Dalam wacana hubungan internasional kontemporer, negara-negara Barat kerap menampilkan diri sebagai pembawa panji demokrasi, hak asasi manusia, dan tatanan global berbasis aturan (rules-based order). Namun, kenyataan geopolitik menunjukkan adanya standar ganda yang sangat mencolok, terutama dalam menyikapi konflik global, pelanggaran HAM, hingga praktik kolonialisme modern yang dibungkus dengan retorika liberal.
Fenomena ini tidak bisa dilepaskan dari warisan panjang imperialisme Barat yang terus berevolusi, tidak lagi dalam bentuk kolonialisme fisik, tetapi melalui penetrasi ekonomi, militer, dan ideologi. Hal ini memperlihatkan bahwa imperialisme belum usai, melainkan bertransformasi secara halus melalui institusi internasional, diplomasi koersif, dan narasi ganda yang menguntungkan negara-negara kuat.
Dengan demikian, penting untuk menguak motif imperialistik di balik praktik standar ganda negara-negara Barat, sebagai bagian dari upaya membongkar kemunafikan global yang merusak prinsip keadilan dan kesetaraan antarbangsa.
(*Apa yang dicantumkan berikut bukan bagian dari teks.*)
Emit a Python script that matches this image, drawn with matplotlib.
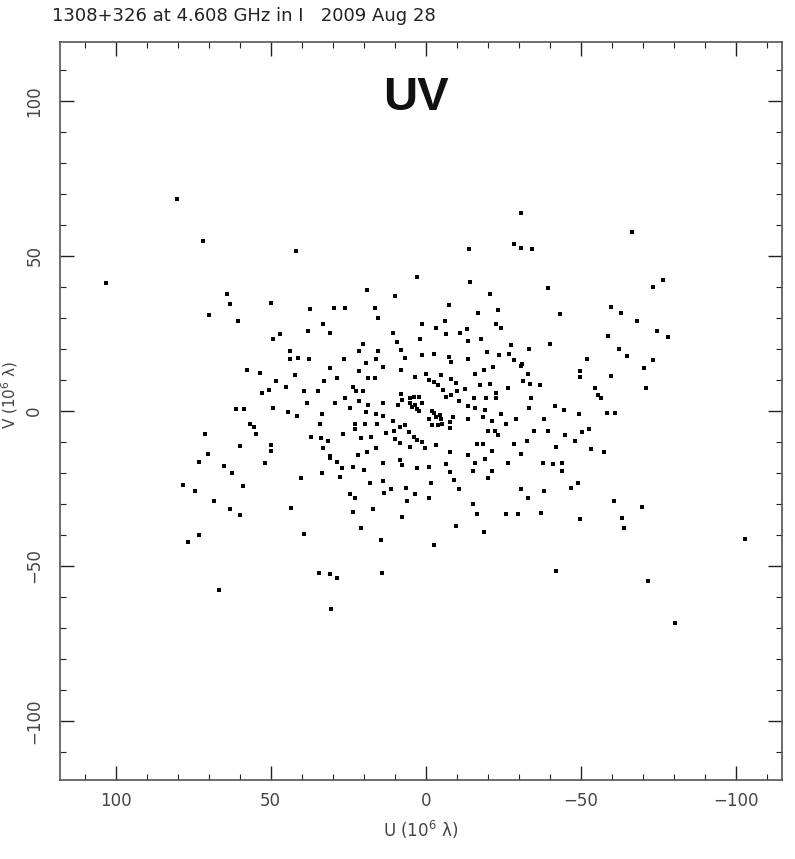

Salah satu bentuk nyata standar ganda Barat tampak jelas dalam respons terhadap konflik internasional, seperti invasi Rusia ke Ukraina dibandingkan dengan pendudukan Israel atas Palestina. Negara-negara seperti Amerika Serikat, Inggris, dan Uni Eropa bersatu mengutuk agresi Rusia, memberlakukan sanksi ekonomi besar-besaran, bahkan mengirimkan bantuan militer kepada Ukraina.
Namun, dalam konteks Palestina, respons yang sama keras tidak pernah diberikan kepada Israel, meskipun laporan dari organisasi internasional seperti Human Rights Watch dan Amnesty International (2022) menyebutkan bahwa Israel melakukan apartheid terhadap warga Palestina. Amnesty International bahkan menyebut kebijakan Israel di Tepi Barat dan Jalur Gaza sebagai bentuk apartheid modern yang melanggar hukum internasional.
Selain itu, Amnesty International dan Human Rights Watch juga menyoroti bahwa serangan Israel yang tidak proporsional sering menargetkan fasilitas sipil dan menimbulkan korban non-kombatan. Data dari Kementerian Kesehatan Palestina yang dikutip Anadolu Ajansi menunjukkan bahwa lebih dari 118.400 terluka dan 54.400 warga Palestina tewas di Gaza sejak eskalasi pada Oktober 2023 hingga Juni 2025.
Barat cenderung membela Israel dengan alasan "hak untuk mempertahankan diri", menunjukkan inkonsistensi yang mengarah pada pembenaran kekerasan berdasarkan kepentingan geopolitik mereka.
Kemudian, penerapkan standar ganda barat terjadi pada saat konflik 12 hari antara Iran dan Israel. Ketika serangan udara Israel melalui "Rising Lion" pada 13 Juni 2025 yang menyasar fasilitas nuklir, infrastuktur militer dan sipil Iran. Menyebabkan kematian para komandan militer, ahli nuklir serta 935 korban jiwa warga sipil. Iran membalas serangan tersebut melalui "True Promise III" dengan meluncurkan ratusan rudal dan drone kamikaze.
Sikap standar ganda barat terlihat jelas ketika serangan balasan Iran terhadap sasaran militer di Israel mendapat kecaman cepat dari negara-negara Barat. Negara-negara Barat segera mendesak Iran untuk meredam responsnya dan menegaskan pentingnya stabilitas, namun enggan mengutuk Israel atas serangan dan pelanggaran kedaulatan Iran.
Selain itu, standar ganda negara-negara Barat dalam menyikapi kepemilikan senjata nuklir Israel menjadi sorotan tajam dalam diskursus global mengenai non-proliferasi. Israel, yang secara de facto diyakini memiliki sekitar 80--90 hulu ledak nuklir menurut Federation of American Scientists, tetapi tidak menjadi subjek inspeksi atau sanksi internasional karena tidak pernah meratifikasi Traktat Non-Proliferasi Nuklir (NPT).